GOAL OF THE EXERCISE: Nothing after the line with "const gridYTicks = [20, 40, 60, 80];" belongs in the copy; extract the lines below from the top through that line, pictures left out.

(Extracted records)
-------------------------
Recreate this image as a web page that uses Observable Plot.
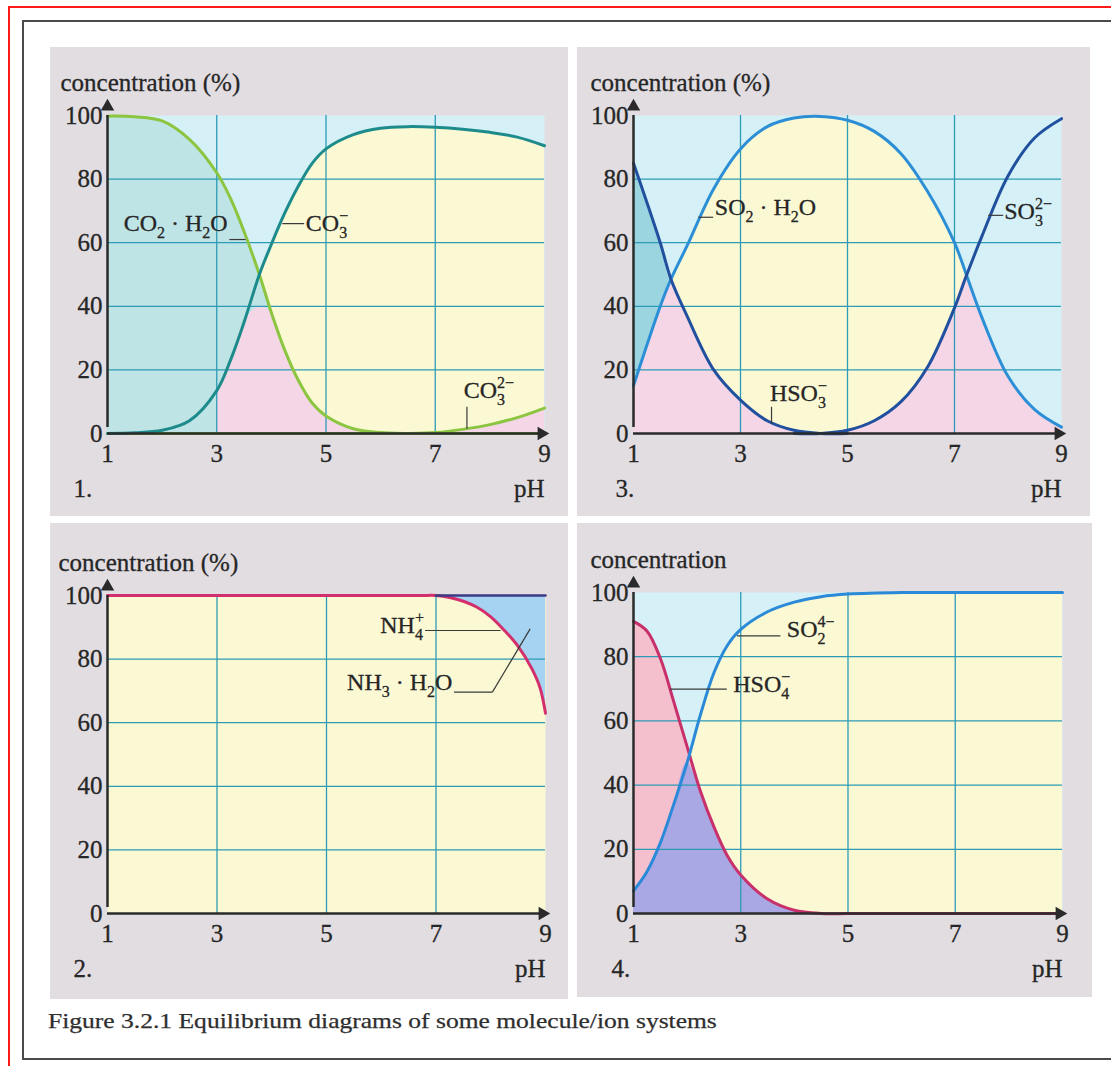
<!DOCTYPE html>
<html>
<head>
<meta charset="utf-8">
<script src="https://cdn.jsdelivr.net/npm/d3@7"></script>
<script src="https://cdn.jsdelivr.net/npm/@observablehq/plot@0.6"></script>
<style>
  body { margin: 0; background: #fff; }
  #page { position: relative; width: 1111px; height: 1066px; overflow: hidden; background: #fff;
          font-family: "Liberation Serif", "Times New Roman", serif; }
  .red { position: absolute; left: 8px; top: 6px; width: 1300px; height: 1300px; border: 2px solid #ff1a1a; box-sizing: border-box; }
  .frame { position: absolute; left: 22px; top: 20px; width: 1300px; height: 1040px; border: 2px solid #4a4a4a; box-sizing: border-box; }
  .panel { position: absolute; background: #e1dde1; }
  .panel svg { display: block; }
  .panel svg text { stroke: #262626; stroke-width: 0.3px; }
  .caption { position: absolute; left: 48px; top: 1011px; font-size: 21px; line-height: 21px; color: #2e2e2e;
             white-space: nowrap; transform-origin: 0 0; -webkit-text-stroke: 0.25px #2e2e2e; }
</style>
</head>
<body>
<div id="page">
  <div class="red"></div>
  <div class="frame"></div>
  <div class="caption" id="caption">Figure 3.2.1 Equilibrium diagrams of some molecule/ion systems</div>
</div>
<script>
// ---------- shared axis values ----------
const xDomain = [1, 9];
const yDomain = [0, 100];
const xTicks = [1, 3, 5, 7, 9];
const yTicks = [0, 20, 40, 60, 80, 100];
const gridXTicks = [3, 5, 7];
const gridYTicks = [20, 40, 60, 80];

// ---------- panel 1: carbonate ----------
const ph1      = [1, 1.5, 2, 2.5, 3, 3.25, 3.5, 3.78, 4, 4.25, 4.5, 4.75, 5, 5.5, 6, 6.5, 7, 7.5, 8, 8.5, 9];
const co2h2o1  = [99.8, 99.6, 98.3, 92.5, 82, 74, 63.5, 50, 38, 26, 16.5, 9.5, 5.5, 1.5, 0.3, 0, 0, 0, 0, 0, 0];
const co3m1    = [0, 0.2, 1, 4, 13.5, 23, 35, 50, 59.5, 69.5, 78, 85, 89.5, 94, 96, 96.5, 96.3, 95.7, 94.7, 93.2, 90.5];
const co32m1   = [0, 0, 0, 0, 0, 0, 0, 0, 0, 0, 0, 0, 0, 0, 0, 0, 0.3, 1.3, 2.8, 5, 8];
const pinkCap1 = 40;
const labels1 = [
  {t: "CO_{2} · H_{2}O", x: 3.2, y: 66, a: "end"},
  {t: "CO_{3}^{−}", x: 4.63, y: 66, a: "start"},
  {t: "CO_{3}^{2−}", x: 7.52, y: 13.5, a: "start"}
];
const leaders1 = [
  {x1: 3.23, y1: 61, x2: 3.53, y2: 61},
  {x1: 4.2, y1: 66, x2: 4.6, y2: 66},
  {x1: 7.58, y1: 8.4, x2: 7.58, y2: 1.5}
];

// ---------- panel 2: ammonium ----------
const ph2     = [1, 3, 5, 6, 6.5, 6.75, 7, 7.25, 7.5, 7.75, 8, 8.25, 8.5, 8.75, 8.9, 9];
const nh4p2   = [100, 100, 100, 100, 100, 100, 100, 99.4, 98.2, 96.3, 93.3, 89, 84, 77, 71, 63];
const total2  = 100;
const labels2 = [
  {t: "NH_{4}^{+}", x: 6.78, y: 90.6, a: "end"},
  {t: "NH_{3} · H_{2}O", x: 7.3, y: 72.8, a: "end"}
];
const leaders2 = [
  {x1: 6.8, y1: 89, x2: 8.18, y2: 89},
  {x1: 7.33, y1: 69.6, x2: 8.03, y2: 69.6},
  {x1: 8.03, y1: 69.6, x2: 8.72, y2: 89.5}
];

// ---------- panel 3: sulfite ----------
const ph3     = [1, 1.5, 1.7, 2, 2.5, 3, 3.5, 4, 4.5, 5, 5.5, 6, 6.5, 7, 7.22, 7.5, 8, 8.5, 9];
const hso3m3  = [15, 40, 48.5, 59, 77, 89.5, 96.5, 99.2, 99.7, 98.5, 95, 88, 76, 60, 50, 37, 18, 7.5, 2];
const so2h2o3 = [85, 60, 48.5, 37, 20, 10.5, 4, 1, 0, 0, 0, 0, 0, 0, 0, 0, 0, 0, 0];
const so32m3  = [0, 0, 0, 0, 0, 0, 0, 0, 0, 1, 4, 10, 21, 39.5, 49.5, 61.5, 81, 93, 99];
const labels3 = [
  {t: "SO_{2} · H_{2}O", x: 2.52, y: 71, a: "start"},
  {t: "SO_{3}^{2−}", x: 7.93, y: 70, a: "start"},
  {t: "HSO_{3}^{−}", x: 3.55, y: 12.6, a: "start"}
];
const leaders3 = [
  {x1: 2.21, y1: 68, x2: 2.49, y2: 68},
  {x1: 7.63, y1: 68.6, x2: 7.91, y2: 68.6},
  {x1: 3.58, y1: 8.4, x2: 3.58, y2: 3.1}
];

// ---------- panel 4: sulfate ----------
const ph4     = [1, 1.25, 1.5, 1.75, 2, 2.25, 2.5, 2.75, 3, 3.5, 4, 4.5, 5, 6, 7, 8, 9];
const hso4m4  = [91, 88, 79.5, 66, 52, 38, 27, 18, 12, 4.5, 1, 0, 0, 0, 0, 0, 0];
const so4m4   = [7, 13, 22, 34, 47, 62, 75, 83.5, 88.5, 94, 97, 98.7, 99.5, 100, 100, 100, 100];
const labels4 = [
  {t: "SO_{2}^{4−}", x: 3.86, y: 88.6, a: "start"},
  {t: "HSO_{4}^{−}", x: 2.86, y: 71.4, a: "start"}
];
const leaders4 = [
  {x1: 2.93, y1: 86.5, x2: 3.74, y2: 86.5},
  {x1: 1.68, y1: 69.9, x2: 2.74, y2: 69.9}
];

// ---------- styles ----------
const FONT = '"Liberation Serif", "Times New Roman", serif';
const C = {
  cyan: "#d5f1f7", yellow: "#fbf9d4", pink: "#f4d6e7", tealFill: "#bfe4e5", tealFill3: "#9bd5df",
  green: "#8cc540", teal: "#1d8b8c", dome: "#2c8fd6", navy: "#21509f",
  magenta: "#d42f6d", navy2: "#3b3a86", blue2: "#a5d3f1",
  pink4: "#f5c0ce", purple4: "#a9a7e4", magenta4: "#c8306b", blue4: "#2a8ad7",
  grid: "#2d9bb6", axis: "#2a2a2a", text: "#262626"
};
const curve = "catmull-rom";
const TICK_FS = 25, LABEL_FS = 24;

const layout = {
  p1: {left: 50, top: 47, width: 518, height: 469, mL: 57, mR: 24, mT: 68, mB: 83, numDx: -34, labDx: -47},
  p3: {left: 577, top: 47, width: 513, height: 469, mL: 56, mR: 29, mT: 68, mB: 83, numDx: -18, labDx: -43},
  p2: {left: 50, top: 523, width: 518, height: 476, mL: 57, mR: 23, mT: 72, mB: 86, numDx: -34, labDx: -49},
  p4: {left: 577, top: 523, width: 515, height: 474, mL: 56, mR: 30, mT: 69, mB: 84, numDx: -22, labDx: -43}
};

// turn "_{..}" / "^{..}" markup into stacked sub/superscript tspans
function richText(svg, fs) {
  const NS = "http://www.w3.org/2000/svg";
  const small = Math.round(fs * 0.66);
  const subOff = Math.round(fs * 0.28), supOff = -Math.round(fs * 0.42);
  svg.querySelectorAll("text").forEach(t => {
    const s = t.textContent;
    if (!/[_^]\{/.test(s)) return;
    t.textContent = "";
    let cur = 0;
    const add = (txt, size, off, dx) => {
      const ts = document.createElementNS(NS, "tspan");
      ts.textContent = txt;
      if (size) ts.setAttribute("font-size", size);
      if (off - cur) ts.setAttribute("dy", off - cur);
      if (dx) ts.setAttribute("dx", dx);
      cur = off;
      t.appendChild(ts);
    };
    const re = /_\{([^}]*)\}(?:\^\{([^}]*)\})?|\^\{([^}]*)\}|([^_^]+)/g;
    let m;
    while ((m = re.exec(s))) {
      if (m[1] !== undefined) {
        add(m[1], small, subOff);
        if (m[2] !== undefined) add(m[2], small, supOff, -m[1].length * small * 0.5);
      } else if (m[3] !== undefined) {
        add(m[3], small, supOff);
      } else {
        add(m[4], null, 0);
      }
    }
  });
}

function buildPanel(id, cfg) {
  const L = layout[id];
  const marks = [
    Plot.frame({fill: cfg.bg, stroke: "none"}),
    ...cfg.fills,
    Plot.gridX(gridXTicks, {stroke: C.grid, strokeOpacity: 1, strokeWidth: 1.3}),
    Plot.gridY(gridYTicks, {stroke: C.grid, strokeOpacity: 1, strokeWidth: 1.3}),
    ...cfg.lines,
    Plot.link(cfg.leaders, {x1: "x1", y1: "y1", x2: "x2", y2: "y2", stroke: "#3a3a3a", strokeWidth: 1.2}),
    Plot.text(cfg.labels.filter(d => d.a === "start"), {x: "x", y: "y", text: "t", textAnchor: "start", lineAnchor: "middle", fontSize: LABEL_FS, fill: C.text}),
    Plot.text(cfg.labels.filter(d => d.a === "end"), {x: "x", y: "y", text: "t", textAnchor: "end", lineAnchor: "middle", fontSize: LABEL_FS, fill: C.text}),
    Plot.ruleY([yDomain[0]], {x1: xDomain[0], x2: xDomain[1], stroke: C.axis, strokeWidth: 2.5}),
    Plot.ruleX([xDomain[0]], {y1: yDomain[0], y2: yDomain[1], stroke: C.axis, strokeWidth: 2.5, insetTop: -6}),
    Plot.dot([{x: xDomain[0], y: yDomain[1]}], {x: "x", y: "y", symbol: "triangle", r: 5, fill: C.axis, stroke: "none", dy: -9}),
    Plot.dot([{x: xDomain[1], y: yDomain[0]}], {x: "x", y: "y", symbol: "triangle", r: 5, fill: C.axis, stroke: "none", rotate: 90, dx: -3}),
    Plot.axisY(yTicks, {tickSize: 0, tickPadding: 5, fontSize: TICK_FS, label: null, fill: C.text}),
    Plot.axisX(xTicks, {tickSize: 0, tickPadding: 11, fontSize: TICK_FS, label: null, fill: C.text}),
    Plot.text([cfg.ylabel], {frameAnchor: "top-left", textAnchor: "start", lineAnchor: "middle", dx: L.labDx, dy: -33, fontSize: TICK_FS, fill: C.text}),
    Plot.text(["pH"], {frameAnchor: "bottom-right", textAnchor: "end", lineAnchor: "middle", dy: 55, fontSize: TICK_FS, fill: C.text}),
    Plot.text([cfg.num], {frameAnchor: "bottom-left", textAnchor: "start", lineAnchor: "middle", dx: L.numDx, dy: 55, fontSize: TICK_FS, fill: C.text})
  ];
  const svg = Plot.plot({
    width: L.width, height: L.height,
    marginLeft: L.mL, marginRight: L.mR, marginTop: L.mT, marginBottom: L.mB,
    x: {domain: xDomain, axis: null},
    y: {domain: yDomain, axis: null},
    style: {fontFamily: FONT, fontSize: TICK_FS + "px", color: C.text, background: "transparent", overflow: "visible"},
    marks
  });
  richText(svg, LABEL_FS);
  const div = document.createElement("div");
  div.className = "panel";
  Object.assign(div.style, {left: L.left + "px", top: L.top + "px", width: L.width + "px", height: L.height + "px"});
  div.appendChild(svg);
  document.getElementById("page").appendChild(div);
}

// ---------- tables ----------
const t1 = ph1.map((x, i) => ({x, co2: co2h2o1[i], hco3: co3m1[i], co3: co32m1[i]}));
const t2 = ph2.map((x, i) => ({x, nh4: nh4p2[i]}));
const t3 = ph3.map((x, i) => ({x, dome: hso3m3[i], so2: so2h2o3[i], so3: so32m3[i]}));
const t4 = ph4.map((x, i) => ({x, hso4: hso4m4[i], so4: so4m4[i]}));

// panel 1
buildPanel("p1", {
  num: "1.", ylabel: "concentration (%)", bg: C.cyan,
  fills: [
    Plot.areaY(t1, {x: "x", y: "hco3", fill: C.yellow, curve}),
    Plot.areaY(t1, {x: "x", y: "co2", fill: C.tealFill, curve}),
    Plot.areaY(t1.filter(d => d.x >= 3), {x: "x", y: d => Math.min(d.hco3, Math.max(d.co2, d.co3), pinkCap1), fill: C.pink, curve})
  ],
  lines: [
    Plot.line(t1, {x: "x", y: "co2", stroke: C.green, strokeWidth: 3, curve}),
    Plot.line(t1, {x: "x", y: "co3", stroke: C.green, strokeWidth: 3, curve}),
    Plot.line(t1, {x: "x", y: "hco3", stroke: C.teal, strokeWidth: 3, curve})
  ],
  labels: labels1, leaders: leaders1
});

// panel 3
buildPanel("p3", {
  num: "3.", ylabel: "concentration (%)", bg: C.cyan,
  fills: [
    Plot.areaY(t3, {x: "x", y: "dome", fill: C.yellow, curve}),
    Plot.areaY(t3, {x: "x", y: d => Math.min(d.dome, Math.max(d.so2, d.so3)), fill: C.pink, curve}),
    Plot.areaY(t3, {x: "x", y1: "dome", y2: d => Math.max(d.dome, d.so2), fill: C.tealFill3, curve})
  ],
  lines: [
    Plot.line(t3, {x: "x", y: "dome", stroke: C.dome, strokeWidth: 3, curve}),
    Plot.line(t3.filter(d => d.x <= 5), {x: "x", y: "so2", stroke: C.navy, strokeWidth: 3, curve}),
    Plot.line(t3.filter(d => d.x >= 4), {x: "x", y: "so3", stroke: C.navy, strokeWidth: 3, curve})
  ],
  labels: labels3, leaders: leaders3
});

// panel 2
buildPanel("p2", {
  num: "2.", ylabel: "concentration (%)", bg: C.yellow,
  fills: [
    Plot.areaY(t2.filter(d => d.x >= 7), {x: "x", y1: "nh4", y2: () => total2, fill: C.blue2, curve})
  ],
  lines: [
    Plot.line(t2, {x: "x", y: "nh4", stroke: C.magenta, strokeWidth: 3, curve}),
    Plot.line(t2.filter(d => d.x >= 7), {x: "x", y: () => total2, stroke: C.navy2, strokeWidth: 2.5})
  ],
  labels: labels2, leaders: leaders2
});

// panel 4
buildPanel("p4", {
  num: "4.", ylabel: "concentration", bg: C.cyan,
  fills: [
    Plot.areaY(t4, {x: "x", y: "so4", fill: C.yellow, curve}),
    Plot.areaY(t4, {x: "x", y: "hso4", fill: C.pink4, curve}),
    Plot.areaY(t4, {x: "x", y: d => Math.min(d.so4, d.hso4), fill: C.purple4, curve})
  ],
  lines: [
    Plot.line(t4, {x: "x", y: "hso4", stroke: C.magenta4, strokeWidth: 3, curve}),
    Plot.line(t4, {x: "x", y: "so4", stroke: C.blue4, strokeWidth: 3, curve})
  ],
  labels: labels4, leaders: leaders4
});

// caption fitted to the reference width
const cap = document.getElementById("caption");
const w = cap.getBoundingClientRect().width;
cap.style.transform = `scaleX(${(669 / w).toFixed(3)})`;
</script>
</body>
</html>
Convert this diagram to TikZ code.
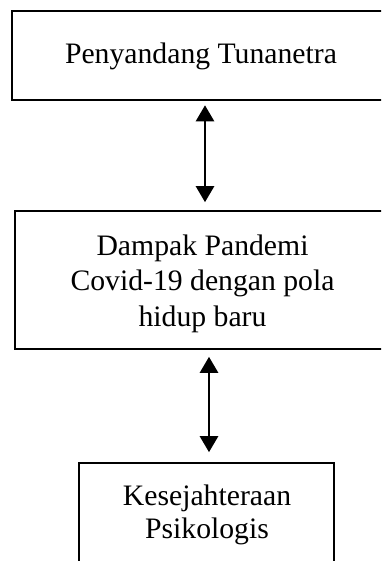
-------------------------
TASK RESULT:
Recreate this image as a web page that uses Observable Plot.
<!DOCTYPE html>
<html>
<head>
<meta charset="utf-8">
<script src="https://cdn.jsdelivr.net/npm/d3@7"></script>
<script src="https://cdn.jsdelivr.net/npm/@observablehq/plot@0.6"></script>
<style>
  body { margin: 0; background: #fff; }
  #page { position: relative; width: 1111px; height: 1066px; overflow: hidden; background: #fff;
          font-family: "Liberation Serif", "Times New Roman", serif; }
  .red { position: absolute; left: 8px; top: 6px; width: 1300px; height: 1300px; border: 2px solid #ff1a1a; box-sizing: border-box; }
  .frame { position: absolute; left: 22px; top: 20px; width: 1300px; height: 1040px; border: 2px solid #4a4a4a; box-sizing: border-box; }
  .panel { position: absolute; background: #e1dde1; }
  .panel svg { display: block; }
  .panel svg text { stroke: #262626; stroke-width: 0.3px; }
  .caption { position: absolute; left: 48px; top: 1011px; font-size: 21px; line-height: 21px; color: #2e2e2e;
             white-space: nowrap; transform-origin: 0 0; -webkit-text-stroke: 0.25px #2e2e2e; }
</style>
</head>
<body>
<div id="page">
  <div class="red"></div>
  <div class="frame"></div>
  <div class="caption" id="caption">Figure 3.2.1 Equilibrium diagrams of some molecule/ion systems</div>
</div>
<script>
// ---------- shared axis values ----------
const xDomain = [1, 9];
const yDomain = [0, 100];
const xTicks = [1, 3, 5, 7, 9];
const yTicks = [0, 20, 40, 60, 80, 100];
const gridXTicks = [3, 5, 7];
const gridYTicks = [20, 40, 60, 80];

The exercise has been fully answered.